Editor’s note: A story in last week’s paper looked at national trends found in the 2017 Census of Agriculture. This article dives deeper into Missouri’s numbers.
JEFFERSON CITY, Mo. — The USDA released its 2017 Census of Agriculture earlier this year, which provided an updated look at Missouri agriculture. Missouri remains second nationally in the number of farms with 95,320, covering 27.8 million acres.
Missouri Director of Agriculture Chris Chinn says the census shows the progress and diversity of Missouri agriculture and that technology will help the industry continue to grow.
“It’s important that we continue that progress by connecting every last mile to high-speed Internet,” she says. “I truly believe that’s the key to bringing home the next generation, creating greater on-farm efficiency and implementing the latest cutting-edge technology.”
The latest census provides information from 2017. The USDA conducts a Census of Agriculture every five years.
In the latest census, the average age of a Missouri farmer increased by one year to 59.4 years.

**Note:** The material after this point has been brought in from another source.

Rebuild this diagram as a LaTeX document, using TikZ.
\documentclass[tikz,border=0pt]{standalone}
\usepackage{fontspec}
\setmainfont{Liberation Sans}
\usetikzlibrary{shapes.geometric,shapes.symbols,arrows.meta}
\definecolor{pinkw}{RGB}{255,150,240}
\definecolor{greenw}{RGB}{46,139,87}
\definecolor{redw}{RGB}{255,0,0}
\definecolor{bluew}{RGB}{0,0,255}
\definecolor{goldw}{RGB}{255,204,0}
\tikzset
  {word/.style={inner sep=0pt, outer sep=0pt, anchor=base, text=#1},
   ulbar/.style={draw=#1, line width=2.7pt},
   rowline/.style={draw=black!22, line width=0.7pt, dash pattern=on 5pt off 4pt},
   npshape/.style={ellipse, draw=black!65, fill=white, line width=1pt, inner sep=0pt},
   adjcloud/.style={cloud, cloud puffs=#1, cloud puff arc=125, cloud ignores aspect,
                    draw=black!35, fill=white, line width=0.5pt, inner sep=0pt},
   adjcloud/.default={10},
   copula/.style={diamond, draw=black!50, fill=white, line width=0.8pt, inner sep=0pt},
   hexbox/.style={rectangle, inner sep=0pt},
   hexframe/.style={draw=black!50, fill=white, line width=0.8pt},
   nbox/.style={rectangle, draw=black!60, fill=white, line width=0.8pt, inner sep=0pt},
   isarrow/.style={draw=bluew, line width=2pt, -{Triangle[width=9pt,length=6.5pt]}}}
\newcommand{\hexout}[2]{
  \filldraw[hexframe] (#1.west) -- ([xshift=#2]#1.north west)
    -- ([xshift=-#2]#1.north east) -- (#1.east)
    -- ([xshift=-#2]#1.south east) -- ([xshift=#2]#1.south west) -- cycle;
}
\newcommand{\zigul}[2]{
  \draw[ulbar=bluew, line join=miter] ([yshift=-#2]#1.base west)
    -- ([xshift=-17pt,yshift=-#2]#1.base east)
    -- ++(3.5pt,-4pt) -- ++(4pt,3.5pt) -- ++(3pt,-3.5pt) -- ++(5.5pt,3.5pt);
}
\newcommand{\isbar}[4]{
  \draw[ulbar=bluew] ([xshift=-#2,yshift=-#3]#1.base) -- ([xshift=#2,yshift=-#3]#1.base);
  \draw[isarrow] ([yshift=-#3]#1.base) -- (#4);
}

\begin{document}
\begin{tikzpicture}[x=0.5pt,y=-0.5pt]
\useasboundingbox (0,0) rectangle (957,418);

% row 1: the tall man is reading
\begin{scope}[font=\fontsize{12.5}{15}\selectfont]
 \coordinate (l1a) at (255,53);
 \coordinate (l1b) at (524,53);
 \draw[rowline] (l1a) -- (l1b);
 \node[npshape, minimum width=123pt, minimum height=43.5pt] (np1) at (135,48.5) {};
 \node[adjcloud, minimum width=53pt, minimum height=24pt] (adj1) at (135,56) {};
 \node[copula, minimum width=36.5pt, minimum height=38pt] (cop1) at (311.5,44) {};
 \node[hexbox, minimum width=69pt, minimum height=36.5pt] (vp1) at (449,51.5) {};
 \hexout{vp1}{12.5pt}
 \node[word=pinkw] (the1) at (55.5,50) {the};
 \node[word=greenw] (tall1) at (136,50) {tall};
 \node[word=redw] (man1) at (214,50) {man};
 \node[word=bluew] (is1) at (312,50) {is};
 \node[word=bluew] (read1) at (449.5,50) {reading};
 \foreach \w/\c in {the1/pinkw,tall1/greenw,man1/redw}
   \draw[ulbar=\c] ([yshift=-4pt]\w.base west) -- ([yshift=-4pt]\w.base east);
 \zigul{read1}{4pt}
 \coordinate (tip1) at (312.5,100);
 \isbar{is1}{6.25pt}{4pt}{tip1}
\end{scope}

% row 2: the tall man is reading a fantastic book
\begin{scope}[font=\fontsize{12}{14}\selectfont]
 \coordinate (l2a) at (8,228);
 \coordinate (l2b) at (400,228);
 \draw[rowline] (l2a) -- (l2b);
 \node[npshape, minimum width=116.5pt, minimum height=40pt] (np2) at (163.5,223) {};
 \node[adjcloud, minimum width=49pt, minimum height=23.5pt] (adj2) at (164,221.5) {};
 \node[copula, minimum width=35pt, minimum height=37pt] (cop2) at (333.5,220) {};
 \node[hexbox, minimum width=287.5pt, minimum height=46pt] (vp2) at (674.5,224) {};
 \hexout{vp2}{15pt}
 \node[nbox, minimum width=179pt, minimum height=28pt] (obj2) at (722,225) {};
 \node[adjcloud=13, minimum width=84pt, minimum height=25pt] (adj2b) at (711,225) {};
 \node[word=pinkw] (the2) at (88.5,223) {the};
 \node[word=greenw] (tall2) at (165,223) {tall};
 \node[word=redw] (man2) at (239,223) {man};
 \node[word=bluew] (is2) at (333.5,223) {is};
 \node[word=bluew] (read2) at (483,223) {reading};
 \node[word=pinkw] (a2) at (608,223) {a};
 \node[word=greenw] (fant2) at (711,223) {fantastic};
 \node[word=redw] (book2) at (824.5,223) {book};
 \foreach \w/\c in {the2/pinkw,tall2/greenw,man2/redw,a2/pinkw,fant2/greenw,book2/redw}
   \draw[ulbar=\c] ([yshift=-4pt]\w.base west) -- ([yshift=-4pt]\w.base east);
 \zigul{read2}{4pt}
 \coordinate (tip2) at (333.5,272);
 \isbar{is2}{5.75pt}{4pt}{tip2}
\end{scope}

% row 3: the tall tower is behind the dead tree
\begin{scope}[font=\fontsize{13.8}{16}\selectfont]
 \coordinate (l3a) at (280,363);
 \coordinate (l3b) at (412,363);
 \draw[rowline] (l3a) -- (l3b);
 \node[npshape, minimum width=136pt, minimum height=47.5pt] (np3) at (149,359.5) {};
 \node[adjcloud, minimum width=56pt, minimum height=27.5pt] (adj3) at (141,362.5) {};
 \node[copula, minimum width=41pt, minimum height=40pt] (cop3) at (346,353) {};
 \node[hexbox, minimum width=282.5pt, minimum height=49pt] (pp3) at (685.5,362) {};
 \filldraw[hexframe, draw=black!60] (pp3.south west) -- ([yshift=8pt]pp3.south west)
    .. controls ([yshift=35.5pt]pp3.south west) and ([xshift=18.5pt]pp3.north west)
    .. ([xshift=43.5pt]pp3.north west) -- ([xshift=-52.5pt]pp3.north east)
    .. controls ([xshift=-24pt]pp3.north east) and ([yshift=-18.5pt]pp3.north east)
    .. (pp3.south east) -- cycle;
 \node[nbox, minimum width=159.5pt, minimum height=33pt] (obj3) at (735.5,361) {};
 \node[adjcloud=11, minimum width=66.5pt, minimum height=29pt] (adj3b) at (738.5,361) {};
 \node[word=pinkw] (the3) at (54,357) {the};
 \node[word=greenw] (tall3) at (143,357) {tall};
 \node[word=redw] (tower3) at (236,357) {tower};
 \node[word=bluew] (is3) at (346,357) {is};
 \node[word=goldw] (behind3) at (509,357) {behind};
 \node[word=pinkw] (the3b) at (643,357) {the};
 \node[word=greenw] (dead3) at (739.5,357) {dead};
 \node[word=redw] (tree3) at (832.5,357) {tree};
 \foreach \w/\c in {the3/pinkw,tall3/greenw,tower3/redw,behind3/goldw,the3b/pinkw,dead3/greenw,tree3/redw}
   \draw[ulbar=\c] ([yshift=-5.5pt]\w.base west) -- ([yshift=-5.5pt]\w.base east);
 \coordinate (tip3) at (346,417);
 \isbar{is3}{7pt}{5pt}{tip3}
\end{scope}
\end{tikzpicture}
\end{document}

Some farms, particularly those that focus on hogs, dairy or poultry, showed a younger average age. Missouri’s hog farms are made up of 25% young farmers — defined as 35 or younger. Dairy, poultry, sheep and goat producers have between 16-20% young farmers.

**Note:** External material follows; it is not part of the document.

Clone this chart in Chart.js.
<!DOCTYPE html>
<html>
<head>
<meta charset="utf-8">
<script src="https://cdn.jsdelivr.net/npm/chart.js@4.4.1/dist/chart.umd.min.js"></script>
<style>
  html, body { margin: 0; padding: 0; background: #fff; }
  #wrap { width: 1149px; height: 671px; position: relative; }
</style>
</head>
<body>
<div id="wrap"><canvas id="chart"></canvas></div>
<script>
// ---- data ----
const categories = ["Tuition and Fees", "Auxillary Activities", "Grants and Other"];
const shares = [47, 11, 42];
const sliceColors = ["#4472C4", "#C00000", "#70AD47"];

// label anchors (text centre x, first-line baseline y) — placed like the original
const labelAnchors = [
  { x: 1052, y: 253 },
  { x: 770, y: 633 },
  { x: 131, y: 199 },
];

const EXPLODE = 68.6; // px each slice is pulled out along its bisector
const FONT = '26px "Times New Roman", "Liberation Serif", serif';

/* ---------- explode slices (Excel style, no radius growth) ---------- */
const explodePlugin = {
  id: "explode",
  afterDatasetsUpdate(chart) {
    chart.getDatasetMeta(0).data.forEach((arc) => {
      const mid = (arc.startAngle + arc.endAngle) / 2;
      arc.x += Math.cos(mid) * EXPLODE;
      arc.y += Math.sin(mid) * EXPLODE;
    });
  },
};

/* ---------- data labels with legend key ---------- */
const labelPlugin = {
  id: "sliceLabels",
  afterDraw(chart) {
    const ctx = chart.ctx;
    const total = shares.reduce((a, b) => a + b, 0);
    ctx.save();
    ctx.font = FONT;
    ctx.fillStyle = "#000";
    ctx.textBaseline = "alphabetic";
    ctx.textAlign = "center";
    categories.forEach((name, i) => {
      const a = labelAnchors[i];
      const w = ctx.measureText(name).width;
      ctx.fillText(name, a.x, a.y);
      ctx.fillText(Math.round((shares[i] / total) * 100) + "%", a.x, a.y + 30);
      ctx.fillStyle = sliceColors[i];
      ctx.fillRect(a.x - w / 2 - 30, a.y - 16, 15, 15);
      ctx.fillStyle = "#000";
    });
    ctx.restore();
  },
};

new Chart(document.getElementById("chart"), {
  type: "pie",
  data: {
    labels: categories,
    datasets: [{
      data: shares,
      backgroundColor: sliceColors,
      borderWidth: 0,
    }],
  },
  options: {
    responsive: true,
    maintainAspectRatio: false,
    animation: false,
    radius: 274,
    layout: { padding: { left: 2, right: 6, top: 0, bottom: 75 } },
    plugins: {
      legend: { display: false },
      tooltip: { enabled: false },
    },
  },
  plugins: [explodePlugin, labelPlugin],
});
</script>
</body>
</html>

Missouri’s soybean, corn, cattle, poultry and hog production account for 88% of the state’s agricultural sales. A variety of special crops help make up the remaining 12%, including some growing sectors like elderberries, honey, mushrooms, sheep and goats.

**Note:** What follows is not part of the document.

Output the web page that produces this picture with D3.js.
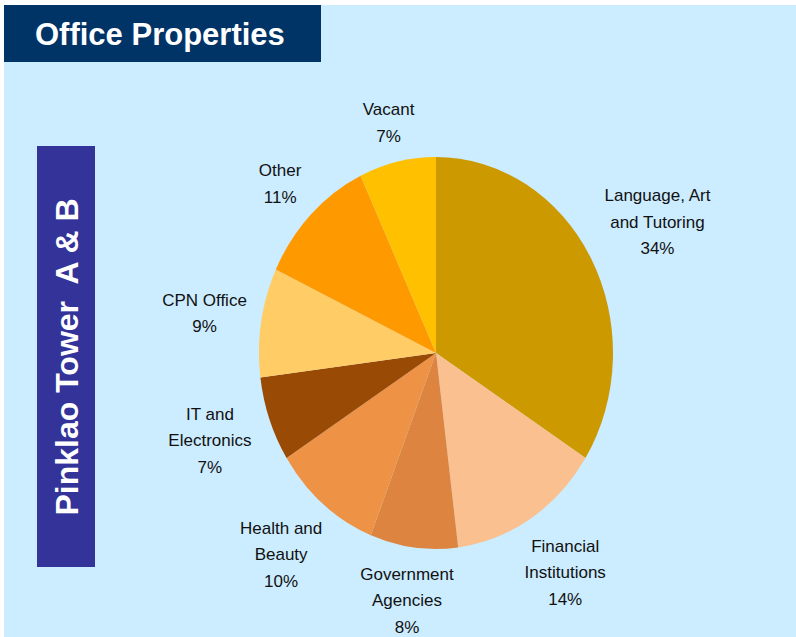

Bob Garino, Missouri state statistician for the USDA’s National Agriculture Statistics Service, says the state has continued to increase production despite fewer farms.
“If you look back 20 years ago, it’s clear that we are more productive than we’ve ever been in Missouri,” he says. “Today, there is more corn, soybeans and rice acres harvested and beef cattle raised annually throughout Missouri on fewer operations.”
Following the broader national trends of fewer farms and fewer acres in farming, Missouri’s 95,320 farms spanning 27.8 million acres in the 2017 census is down from 99,171 farms and 28.3 million acres in farming in 2012. The 2007 Census showed Missouri had 107,825 farms and 29.0 million acres in farming.
In the new census, Missouri’s beef cow inventory for 2017 was 2.16 million. It’s an increase from 1.68 million in the 2012 census, although that was an extreme drought year. The 2017 total is more in line with recent trends, as Missouri had 2.09 million in the 2007 census and 2.11 million in 2002.
Missouri had 3.37 million corn acres harvested for grain, 5.87 million soybean acres harvested, 553,000 wheat acres harvested, and 11,303 oats acres harvested. Missouri had 168,000 acres of rice harvested and 304,000 acres of cotton.